Transcribe the whole listing below without changing a word, but leave out every image.
+-------+
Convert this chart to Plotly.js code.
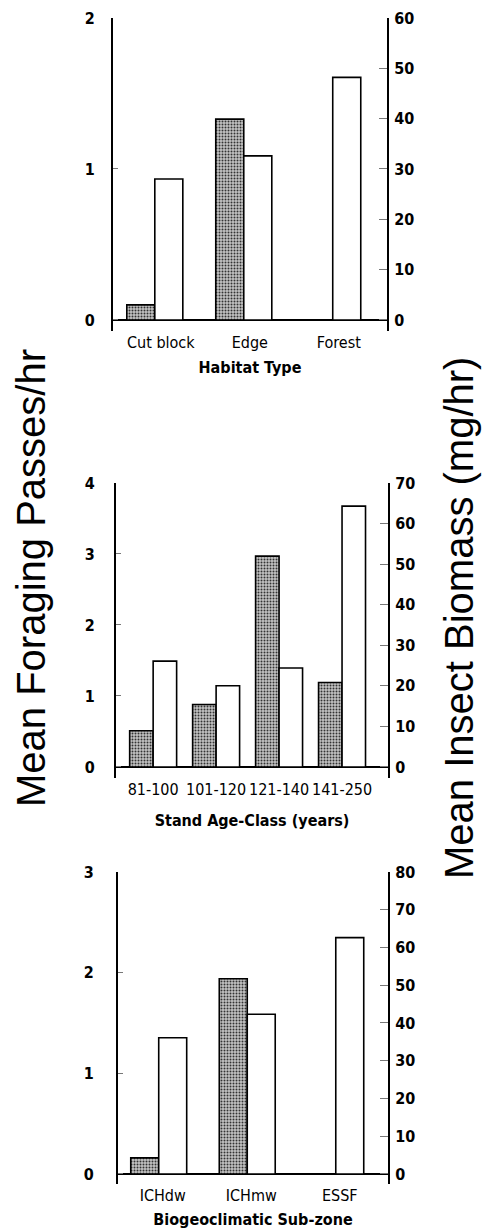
<!DOCTYPE html>
<html>
<head>
<meta charset="utf-8">
<script src="https://cdn.plot.ly/plotly-3.0.1.min.js"></script>
<style>
  html, body { margin: 0; padding: 0; background: #fff; }
  #chart { width: 484px; height: 1231px; }
</style>
</head>
<body>
<div id="chart"></div>
<script>
// ---- Data ----
const habitatTypes = ['Cut block', 'Edge', 'Forest'];
const habitatPasses = [0.1, 1.33, 0];
const habitatBiomass = [28, 32.6, 48.2];

const ageClasses = ['81-100', '101-120', '121-140', '141-250'];
const agePasses = [0.51, 0.88, 2.97, 1.19];
const ageBiomass = [26.1, 20.0, 24.4, 64.3];

const subZones = ['ICHdw', 'ICHmw', 'ESSF'];
const zonePasses = [0.16, 1.94, 0];
const zoneBiomass = [36.1, 42.3, 62.6];

const passesTicks1 = [0, 1, 2];
const biomassTicks1 = [0, 10, 20, 30, 40, 50, 60];
const passesTicks2 = [0, 1, 2, 3, 4];
const biomassTicks2 = [0, 10, 20, 30, 40, 50, 60, 70];
const passesTicks3 = [0, 1, 2, 3];
const biomassTicks3 = [0, 10, 20, 30, 40, 50, 60, 70, 80];

// ---- Styles ----
const narrowBold = {family: 'Liberation Sans Narrow, DejaVu Sans Condensed, Arial Narrow, sans-serif', size: 16, color: '#000', weight: 'bold'};
const catFont = {family: 'DejaVu Sans Condensed, Liberation Sans Narrow, sans-serif', size: 16, color: '#000'};
const titleFont = {family: 'DejaVu Sans Condensed, Liberation Sans Narrow, sans-serif', size: 16, color: '#000', weight: 'bold'};
const bigFont = {family: 'Liberation Sans, Arial, Helvetica, sans-serif', size: 40, color: '#000'};

const greyMarker = {
  color: '#b8b8b8',
  line: {color: '#000', width: 1.6},
  pattern: {shape: '.', fgcolor: '#333', bgcolor: '#c4c4c4', size: 3, solidity: 0.35}
};
const whiteMarker = {color: '#fff', line: {color: '#000', width: 1.6}};

function pair(cats, passes, biomass, xa, ya, yb, w) {
  return [
    {type: 'bar', x: cats, y: passes, xaxis: xa, yaxis: ya, width: w, offset: -w,
     marker: greyMarker, name: 'Foraging passes', showlegend: false, hoverinfo: 'x+y'},
    {type: 'bar', x: cats, y: biomass, xaxis: xa, yaxis: yb, width: w, offset: 0,
     marker: whiteMarker, name: 'Insect biomass', showlegend: false, hoverinfo: 'x+y'}
  ];
}

const data = [].concat(
  pair(habitatTypes, habitatPasses, habitatBiomass, 'x', 'y', 'y2', 0.315),
  pair(ageClasses, agePasses, ageBiomass, 'x2', 'y3', 'y4', 0.373),
  pair(subZones, zonePasses, zoneBiomass, 'x3', 'y5', 'y6', 0.316)
);

function xAxis(domain, range, anchor, title, standoff, shift) {
  return {
    domain: domain, range: range, anchor: anchor, type: 'category',
    showline: false, showgrid: false, zeroline: false, ticks: '',
    tickfont: catFont, ticklabelshift: shift, fixedrange: true,
    title: {text: title, font: titleFont, standoff: standoff}
  };
}
function leftAxis(domain, range, anchor, ticks, standoff) {
  return {
    domain: domain, range: range, anchor: anchor,
    tickvals: ticks, ticktext: ticks.map(String), tickfont: narrowBold,
    showline: true, linecolor: '#000', linewidth: 2,
    showgrid: false, zeroline: true, zerolinecolor: '#000', zerolinewidth: 2,
    ticks: 'inside', ticklen: 5, tickcolor: '#777', tickwidth: 1,
    ticklabelstandoff: standoff, fixedrange: true
  };
}
function rightAxis(overlay, range, anchor, ticks) {
  return {
    overlaying: overlay, side: 'right', range: range, anchor: anchor,
    tickvals: ticks, ticktext: ticks.map(String), tickfont: narrowBold,
    showline: true, linecolor: '#000', linewidth: 2,
    showgrid: false, zeroline: false,
    ticks: 'inside', ticklen: 8, tickcolor: '#777', tickwidth: 1,
    ticklabelstandoff: 2, fixedrange: true
  };
}

const W = 484, H = 1231;
const layout = {
  width: W, height: H,
  margin: {l: 0, r: 0, t: 0, b: 0},
  paper_bgcolor: '#fff', plot_bgcolor: 'rgba(0,0,0,0)',
  barmode: 'overlay',
  showlegend: false,
  xaxis:  xAxis([113 / W, 387 / W], [-0.47, 2.61], 'y', 'Habitat Type', 11, 6),
  yaxis:  leftAxis([1 - 330.5 / H, 1 - 18 / H], [-0.07, 2], 'x', passesTicks1, 13),
  yaxis2: rightAxis('y', [-2.1, 60], 'x', biomassTicks1),
  xaxis2: xAxis([116 / W, 388 / W], [-0.59, 3.73], 'y3', 'Stand Age-Class (years)', 17, 0),
  yaxis3: leftAxis([1 - 777.6 / H, 1 - 483 / H], [-0.15, 4], 'x2', passesTicks2, 16),
  yaxis4: rightAxis('y3', [-2.625, 70], 'x2', biomassTicks2),
  xaxis3: xAxis([118 / W, 388 / W], [-0.46, 2.59], 'y5', 'Biogeoclimatic Sub-zone', 9, 4),
  yaxis5: leftAxis([1 - 1184 / H, 1 - 872 / H], [-0.1, 3], 'x3', passesTicks3, 19),
  yaxis6: rightAxis('y5', [-2.667, 80], 'x3', biomassTicks3),
  annotations: [
    {text: 'Mean Foraging Passes/hr', xref: 'paper', yref: 'paper',
     x: 31 / W, y: 1 - 578 / H, xanchor: 'center', yanchor: 'middle',
     textangle: -90, showarrow: false, font: bigFont},
    {text: 'Mean Insect Biomass (mg/hr)', xref: 'paper', yref: 'paper',
     x: 459 / W, y: 1 - 618 / H, xanchor: 'center', yanchor: 'middle',
     textangle: -90, showarrow: false, font: bigFont}
  ]
};

Plotly.newPlot('chart', data, layout, {displayModeBar: false, staticPlot: true});
</script>
</body>
</html>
+-------+
**Exercise answer**
Convert this chart to Plotly.js code.
<!DOCTYPE html>
<html>
<head>
<meta charset="utf-8">
<script src="https://cdn.plot.ly/plotly-3.0.1.min.js"></script>
<style>
  html, body { margin: 0; padding: 0; background: #fff; }
  #chart { width: 484px; height: 1231px; }
</style>
</head>
<body>
<div id="chart"></div>
<script>
// ---- Data ----
const habitatTypes = ['Cut block', 'Edge', 'Forest'];
const habitatPasses = [0.1, 1.33, 0];
const habitatBiomass = [28, 32.6, 48.2];

const ageClasses = ['81-100', '101-120', '121-140', '141-250'];
const agePasses = [0.51, 0.88, 2.97, 1.19];
const ageBiomass = [26.1, 20.0, 24.4, 64.3];

const subZones = ['ICHdw', 'ICHmw', 'ESSF'];
const zonePasses = [0.16, 1.94, 0];
const zoneBiomass = [36.1, 42.3, 62.6];

const passesTicks1 = [0, 1, 2];
const biomassTicks1 = [0, 10, 20, 30, 40, 50, 60];
const passesTicks2 = [0, 1, 2, 3, 4];
const biomassTicks2 = [0, 10, 20, 30, 40, 50, 60, 70];
const passesTicks3 = [0, 1, 2, 3];
const biomassTicks3 = [0, 10, 20, 30, 40, 50, 60, 70, 80];

// ---- Styles ----
const narrowBold = {family: 'Liberation Sans Narrow, DejaVu Sans Condensed, Arial Narrow, sans-serif', size: 16, color: '#000', weight: 'bold'};
const catFont = {family: 'DejaVu Sans Condensed, Liberation Sans Narrow, sans-serif', size: 16, color: '#000'};
const titleFont = {family: 'DejaVu Sans Condensed, Liberation Sans Narrow, sans-serif', size: 16, color: '#000', weight: 'bold'};
const bigFont = {family: 'Liberation Sans, Arial, Helvetica, sans-serif', size: 40, color: '#000'};

const greyMarker = {
  color: '#b8b8b8',
  line: {color: '#000', width: 1.6},
  pattern: {shape: '.', fgcolor: '#333', bgcolor: '#c4c4c4', size: 3, solidity: 0.35}
};
const whiteMarker = {color: '#fff', line: {color: '#000', width: 1.6}};

function pair(cats, passes, biomass, xa, ya, yb, w) {
  return [
    {type: 'bar', x: cats, y: passes, xaxis: xa, yaxis: ya, width: w, offset: -w,
     marker: greyMarker, name: 'Foraging passes', showlegend: false, hoverinfo: 'x+y'},
    {type: 'bar', x: cats, y: biomass, xaxis: xa, yaxis: yb, width: w, offset: 0,
     marker: whiteMarker, name: 'Insect biomass', showlegend: false, hoverinfo: 'x+y'}
  ];
}

const data = [].concat(
  pair(habitatTypes, habitatPasses, habitatBiomass, 'x', 'y', 'y2', 0.315),
  pair(ageClasses, agePasses, ageBiomass, 'x2', 'y3', 'y4', 0.373),
  pair(subZones, zonePasses, zoneBiomass, 'x3', 'y5', 'y6', 0.316)
);

function xAxis(domain, range, anchor, title, standoff, shift) {
  return {
    domain: domain, range: range, anchor: anchor, type: 'category',
    showline: false, showgrid: false, zeroline: false, ticks: '',
    tickfont: catFont, ticklabelshift: shift, fixedrange: true,
    title: {text: title, font: titleFont, standoff: standoff}
  };
}
function leftAxis(domain, range, anchor, ticks, standoff) {
  return {
    domain: domain, range: range, anchor: anchor,
    tickvals: ticks, ticktext: ticks.map(String), tickfont: narrowBold,
    showline: true, linecolor: '#000', linewidth: 2,
    showgrid: false, zeroline: true, zerolinecolor: '#000', zerolinewidth: 2,
    ticks: 'inside', ticklen: 5, tickcolor: '#777', tickwidth: 1,
    ticklabelstandoff: standoff, fixedrange: true
  };
}
function rightAxis(overlay, range, anchor, ticks) {
  return {
    overlaying: overlay, side: 'right', range: range, anchor: anchor,
    tickvals: ticks, ticktext: ticks.map(String), tickfont: narrowBold,
    showline: true, linecolor: '#000', linewidth: 2,
    showgrid: false, zeroline: false,
    ticks: 'inside', ticklen: 8, tickcolor: '#777', tickwidth: 1,
    ticklabelstandoff: 2, fixedrange: true
  };
}

const W = 484, H = 1231;
const layout = {
  width: W, height: H,
  margin: {l: 0, r: 0, t: 0, b: 0},
  paper_bgcolor: '#fff', plot_bgcolor: 'rgba(0,0,0,0)',
  barmode: 'overlay',
  showlegend: false,
  xaxis:  xAxis([113 / W, 387 / W], [-0.47, 2.61], 'y', 'Habitat Type', 11, 6),
  yaxis:  leftAxis([1 - 330.5 / H, 1 - 18 / H], [-0.07, 2], 'x', passesTicks1, 13),
  yaxis2: rightAxis('y', [-2.1, 60], 'x', biomassTicks1),
  xaxis2: xAxis([116 / W, 388 / W], [-0.59, 3.73], 'y3', 'Stand Age-Class (years)', 17, 0),
  yaxis3: leftAxis([1 - 777.6 / H, 1 - 483 / H], [-0.15, 4], 'x2', passesTicks2, 16),
  yaxis4: rightAxis('y3', [-2.625, 70], 'x2', biomassTicks2),
  xaxis3: xAxis([118 / W, 388 / W], [-0.46, 2.59], 'y5', 'Biogeoclimatic Sub-zone', 9, 4),
  yaxis5: leftAxis([1 - 1184 / H, 1 - 872 / H], [-0.1, 3], 'x3', passesTicks3, 19),
  yaxis6: rightAxis('y5', [-2.667, 80], 'x3', biomassTicks3),
  annotations: [
    {text: 'Mean Foraging Passes/hr', xref: 'paper', yref: 'paper',
     x: 31 / W, y: 1 - 578 / H, xanchor: 'center', yanchor: 'middle',
     textangle: -90, showarrow: false, font: bigFont},
    {text: 'Mean Insect Biomass (mg/hr)', xref: 'paper', yref: 'paper',
     x: 459 / W, y: 1 - 618 / H, xanchor: 'center', yanchor: 'middle',
     textangle: -90, showarrow: false, font: bigFont}
  ]
};

Plotly.newPlot('chart', data, layout, {displayModeBar: false, staticPlot: true});
</script>
</body>
</html>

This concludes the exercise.